JOB:
Your output is the lines from the first one to the one containing "import seaborn as sns", repeated exactly, with images left out.

┏━━

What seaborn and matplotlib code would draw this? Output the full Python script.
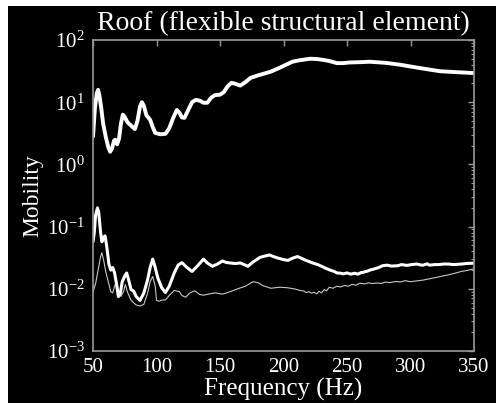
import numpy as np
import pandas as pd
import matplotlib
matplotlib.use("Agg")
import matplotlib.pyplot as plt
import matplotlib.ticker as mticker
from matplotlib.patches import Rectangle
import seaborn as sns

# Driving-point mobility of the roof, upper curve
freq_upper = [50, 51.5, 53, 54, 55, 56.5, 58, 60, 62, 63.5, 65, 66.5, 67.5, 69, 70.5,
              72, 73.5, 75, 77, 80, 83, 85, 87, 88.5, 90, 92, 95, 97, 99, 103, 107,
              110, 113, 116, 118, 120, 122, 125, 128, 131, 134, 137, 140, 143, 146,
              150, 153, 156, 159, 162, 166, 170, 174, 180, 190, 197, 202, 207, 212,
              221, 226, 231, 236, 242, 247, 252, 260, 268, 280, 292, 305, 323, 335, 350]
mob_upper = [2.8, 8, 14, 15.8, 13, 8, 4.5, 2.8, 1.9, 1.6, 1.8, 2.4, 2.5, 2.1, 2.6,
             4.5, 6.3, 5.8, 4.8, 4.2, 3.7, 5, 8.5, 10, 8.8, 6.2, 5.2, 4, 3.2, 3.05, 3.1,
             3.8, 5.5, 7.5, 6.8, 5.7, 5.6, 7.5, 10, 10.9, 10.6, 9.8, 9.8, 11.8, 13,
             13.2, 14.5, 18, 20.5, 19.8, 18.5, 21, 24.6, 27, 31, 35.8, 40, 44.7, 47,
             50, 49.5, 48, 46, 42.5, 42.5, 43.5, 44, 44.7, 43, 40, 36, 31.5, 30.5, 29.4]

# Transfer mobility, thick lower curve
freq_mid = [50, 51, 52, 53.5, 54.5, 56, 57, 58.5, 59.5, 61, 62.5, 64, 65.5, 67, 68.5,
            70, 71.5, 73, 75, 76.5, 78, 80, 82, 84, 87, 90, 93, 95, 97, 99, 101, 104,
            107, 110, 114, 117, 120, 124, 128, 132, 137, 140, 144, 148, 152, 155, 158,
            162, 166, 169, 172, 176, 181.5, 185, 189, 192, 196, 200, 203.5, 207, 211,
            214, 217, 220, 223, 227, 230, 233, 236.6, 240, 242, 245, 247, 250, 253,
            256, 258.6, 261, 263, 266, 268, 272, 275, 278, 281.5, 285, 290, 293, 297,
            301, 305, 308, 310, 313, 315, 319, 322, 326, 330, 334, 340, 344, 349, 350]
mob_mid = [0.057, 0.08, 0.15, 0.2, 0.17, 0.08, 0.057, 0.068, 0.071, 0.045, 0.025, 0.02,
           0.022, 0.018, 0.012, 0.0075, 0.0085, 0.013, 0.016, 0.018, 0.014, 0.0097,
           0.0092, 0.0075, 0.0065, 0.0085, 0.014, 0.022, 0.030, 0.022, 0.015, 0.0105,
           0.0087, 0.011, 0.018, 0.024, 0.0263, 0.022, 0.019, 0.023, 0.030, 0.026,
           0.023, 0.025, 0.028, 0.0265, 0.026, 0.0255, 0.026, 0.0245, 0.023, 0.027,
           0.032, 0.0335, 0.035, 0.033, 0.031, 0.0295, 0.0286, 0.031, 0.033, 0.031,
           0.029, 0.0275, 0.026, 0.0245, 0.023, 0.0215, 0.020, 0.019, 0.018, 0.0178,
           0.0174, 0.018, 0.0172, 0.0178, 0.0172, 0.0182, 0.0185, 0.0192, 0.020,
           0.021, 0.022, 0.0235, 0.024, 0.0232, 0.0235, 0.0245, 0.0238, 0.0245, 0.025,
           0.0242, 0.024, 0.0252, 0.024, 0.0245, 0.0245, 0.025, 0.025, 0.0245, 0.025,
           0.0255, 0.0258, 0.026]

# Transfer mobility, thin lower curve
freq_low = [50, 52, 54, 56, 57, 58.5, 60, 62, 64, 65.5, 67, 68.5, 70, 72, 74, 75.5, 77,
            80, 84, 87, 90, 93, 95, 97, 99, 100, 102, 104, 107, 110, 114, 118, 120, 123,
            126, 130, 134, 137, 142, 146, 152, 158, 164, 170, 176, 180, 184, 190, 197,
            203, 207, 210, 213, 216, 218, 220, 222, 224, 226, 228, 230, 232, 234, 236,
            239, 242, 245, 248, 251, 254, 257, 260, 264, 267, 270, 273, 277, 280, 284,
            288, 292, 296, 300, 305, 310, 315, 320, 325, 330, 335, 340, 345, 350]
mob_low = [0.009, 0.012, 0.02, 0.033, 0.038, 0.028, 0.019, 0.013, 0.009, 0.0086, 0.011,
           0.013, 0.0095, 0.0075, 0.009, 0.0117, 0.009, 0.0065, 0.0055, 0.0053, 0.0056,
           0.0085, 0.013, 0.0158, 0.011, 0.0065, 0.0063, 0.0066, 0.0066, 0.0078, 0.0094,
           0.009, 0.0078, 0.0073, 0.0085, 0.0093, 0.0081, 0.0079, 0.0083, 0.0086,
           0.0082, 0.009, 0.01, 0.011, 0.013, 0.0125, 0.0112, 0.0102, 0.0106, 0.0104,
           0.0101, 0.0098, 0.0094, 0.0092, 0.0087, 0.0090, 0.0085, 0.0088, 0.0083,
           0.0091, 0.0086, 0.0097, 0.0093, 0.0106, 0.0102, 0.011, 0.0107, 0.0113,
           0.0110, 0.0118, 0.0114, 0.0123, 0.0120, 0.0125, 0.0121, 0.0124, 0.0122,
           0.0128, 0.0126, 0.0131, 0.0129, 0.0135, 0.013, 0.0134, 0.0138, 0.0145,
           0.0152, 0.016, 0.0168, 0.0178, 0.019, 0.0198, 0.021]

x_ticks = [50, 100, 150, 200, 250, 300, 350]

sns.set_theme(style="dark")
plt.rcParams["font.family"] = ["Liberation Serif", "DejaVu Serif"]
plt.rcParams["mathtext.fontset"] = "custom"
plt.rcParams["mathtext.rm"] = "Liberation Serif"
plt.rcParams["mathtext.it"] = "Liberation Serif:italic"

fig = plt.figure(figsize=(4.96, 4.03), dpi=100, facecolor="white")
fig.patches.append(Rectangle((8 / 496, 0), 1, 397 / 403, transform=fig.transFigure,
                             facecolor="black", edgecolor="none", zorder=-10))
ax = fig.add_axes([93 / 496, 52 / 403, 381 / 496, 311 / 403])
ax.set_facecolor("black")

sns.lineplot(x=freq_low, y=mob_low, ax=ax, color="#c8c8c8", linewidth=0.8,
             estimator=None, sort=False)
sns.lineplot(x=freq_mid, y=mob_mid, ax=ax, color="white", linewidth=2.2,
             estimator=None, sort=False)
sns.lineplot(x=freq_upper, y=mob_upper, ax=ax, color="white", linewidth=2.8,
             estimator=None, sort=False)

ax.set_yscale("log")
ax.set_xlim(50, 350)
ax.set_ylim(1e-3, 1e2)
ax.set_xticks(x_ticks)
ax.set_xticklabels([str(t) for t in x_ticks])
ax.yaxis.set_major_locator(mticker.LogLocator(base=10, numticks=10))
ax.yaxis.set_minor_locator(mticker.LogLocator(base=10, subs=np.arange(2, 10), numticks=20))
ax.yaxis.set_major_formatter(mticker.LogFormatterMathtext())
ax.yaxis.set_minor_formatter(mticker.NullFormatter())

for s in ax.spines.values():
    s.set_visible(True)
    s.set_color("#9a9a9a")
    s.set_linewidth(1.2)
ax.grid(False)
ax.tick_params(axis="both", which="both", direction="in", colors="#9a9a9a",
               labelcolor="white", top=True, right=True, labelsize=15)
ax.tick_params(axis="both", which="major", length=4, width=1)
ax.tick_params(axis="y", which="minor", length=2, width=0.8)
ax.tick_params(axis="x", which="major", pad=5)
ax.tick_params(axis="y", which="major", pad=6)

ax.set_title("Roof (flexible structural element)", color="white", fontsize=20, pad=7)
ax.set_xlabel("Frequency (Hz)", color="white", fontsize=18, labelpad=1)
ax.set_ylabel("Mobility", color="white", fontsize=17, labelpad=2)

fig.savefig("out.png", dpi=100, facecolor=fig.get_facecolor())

┗━━

FINAL ANSWER:
What seaborn and matplotlib code would draw this? Output the full Python script.
import numpy as np
import pandas as pd
import matplotlib
matplotlib.use("Agg")
import matplotlib.pyplot as plt
import matplotlib.ticker as mticker
from matplotlib.patches import Rectangle
import seaborn as sns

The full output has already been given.